La liberté religieuse au travail : les restrictions du rapport Badinter

La liberté religieuse au travail

Le 25 janvier 2016, l’ancien Garde des Sceaux, Robert BADINTER a rendu son rapport au Premier ministre Manuel VALLS en y introduisant les « principes essentiels » sur lesquels le nouveau Code du travail devra s’appuyer à la fin de l’année 2017.

Ce rapport comprend 61 articles, dont l’un prévoit de réformer la liberté religieuse du salarié sur son lieu de travail.

En effet, l’article 6 du rapport dispose que « La liberté du salarié de manifester ses convictions, y compris religieuses, ne peut connaitre de restrictions que si elles sont justifiées par l’exercice d’autres libertés et de droits fondamentaux ou par les nécessités du bon fonctionnement de l’entreprise et si elles sont proportionnées au but recherché ».

Cette disposition fait écho à l’article L 1121-1 du Code du Travail qui consacre le droit au respect des droits et libertés dans l’entreprise en prévoyant que « nul ne peut apporter aux droits des personnes et aux libertés individuelles et collectives de restrictions qui ne seraient pas justifiées par la nature de la tâche à accomplir ni proportionnées au but recherché. »

 

 liberté religieuse au travail : les fondements

La justification de ces restrictions se fonde sur les nécessités du bon fonctionnement de l’entreprise qui peut être appréhendée par divers exemples jurisprudentiels antérieurs à ce rapport (tel qu’une demande de renoncement à certains usages religieux en raison de l’obligation de sécurité ou encore la sanction du refus d’un salarié de serrer la main à une femme en raison de la perturbation que cela pourrait créer au sein d’un service).

Mais l’article 6 du rapport Badinter va au-delà de ces restrictions en précisant que leur justification peut ne plus porter sur la nature de la tâche que doit accomplir le salarié mais sur l’exercice d’autres libertés et droits fondamentaux.

Dès lors, les limites que l’employeur a la faculté d’imposer à son salarié en termes de manifestation de ses convictions religieuses n’a plus pour fondement juridique l’exécution de sa prestation de travail par le salarié mais le respect de droits et libertés consacrées par des textes supra-législatifs.

La commission Badinter semble ainsi donner une place au principe de laïcité dans le Code du Travail ce qui constituerait une réelle nouveauté en droit social car ce principe ne s’applique pas dans le domaine privé alors même que les services publics sont soumis à ce principe de neutralité.

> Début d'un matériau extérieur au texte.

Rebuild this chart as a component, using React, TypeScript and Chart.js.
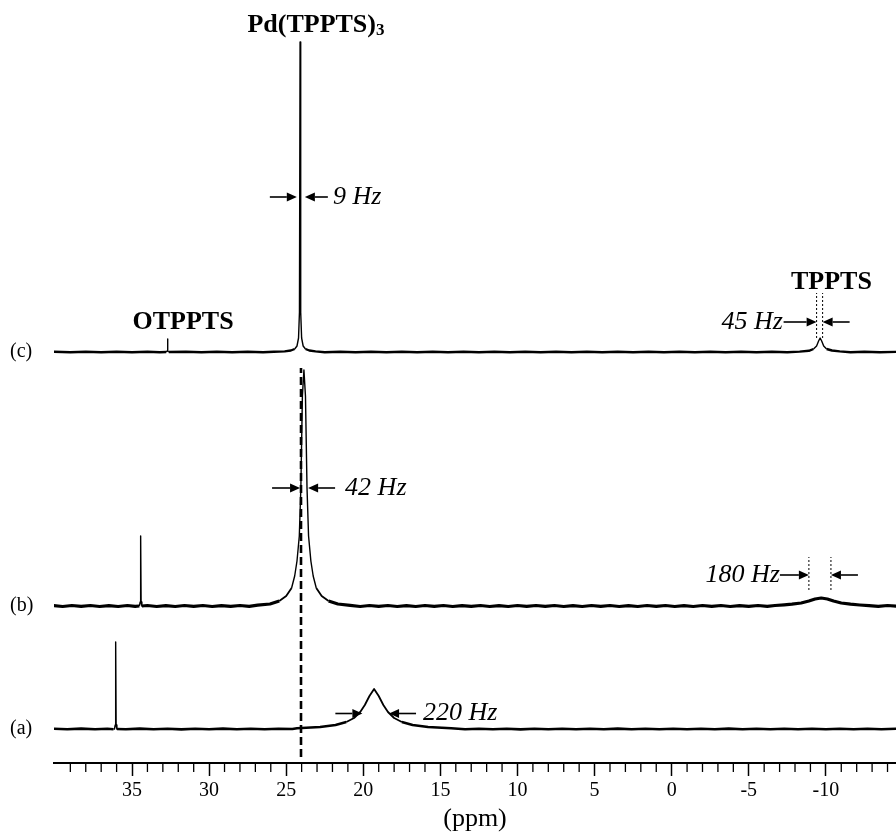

Néanmoins, l’employeur devra continuer à tolérer les pratiques religieuses de ses salariés en possédant uniquement la faculté d’y astreindre certaines limites qui seront soumises à interprétation jurisprudentielle : si la liberté religieuse se heurte à la liberté d’expression à partir de quel niveau le juge sanctionnera-t-il, ou non, la restriction apportée par l’employeur? Le respect de quelle liberté fondamentale prévaudra-t-il davantage sur un autre?

Il existe ainsi une certaine marge d’interprétation qui, on l’espère, ne sera pas synonyme d’insécurité juridique (car cela irait à l’encontre de la réforme du Code du travail qui se voudrait moins complexe) tout comme l’article 9 du rapport Badinter (relatif à la conciliation entre vie professionnelle et vie de famille) en raison « du champ d’interprétation considérable » qui sera laissé à la jurisprudence concernant ces deux principes du droit du travail.

Cet article 6 du rapport sur le sujet de la religion ne fait que reprendre les dispositions de l’article L 1121-1 du Code du Travail tout en apportant des précisions sur les restrictions qui peuvent être apportées à ces questions religieuses conformément au droit de l’Union européenne.

Cette ouverture sur la confrontation des libertés, repose essentiellement sur l’affaire Eweida et autres contre Royaume-Uni , rendu par la Cour européenne des droits de l’homme le 15 janvier 2013. La CEDH avait été saisie par quatre salariés qui avaient été sanctionnés, par leurs employeurs respectifs, pour avoir porté une croix chrétienne sur leur lieu de travail ou pour avoir refusé de s’acquitter de certaines tâches dont ils considéraient qu’elles revenaient à reconnaitre l’homosexualité.

La Cour avait estimé que « la liberté de religion garantie par l’article 9 de la Convention implique la liberté de manifester sa religion, y compris sur le lieu de travail ». Toutefois, lorsque « la pratique religieuse d’un individu empiète sur les droits d’autrui, elle peut faire l’objet de restrictions ».

L’article 6 du rapport Badinter semble donc s’être fortement inspiré, pour partie, de cette solution. Il reste à voir comment celle-ci s’appliquera et comment les restrictions liées à la confrontation de l’exercice de plusieurs libertés seront appréciées par les juges.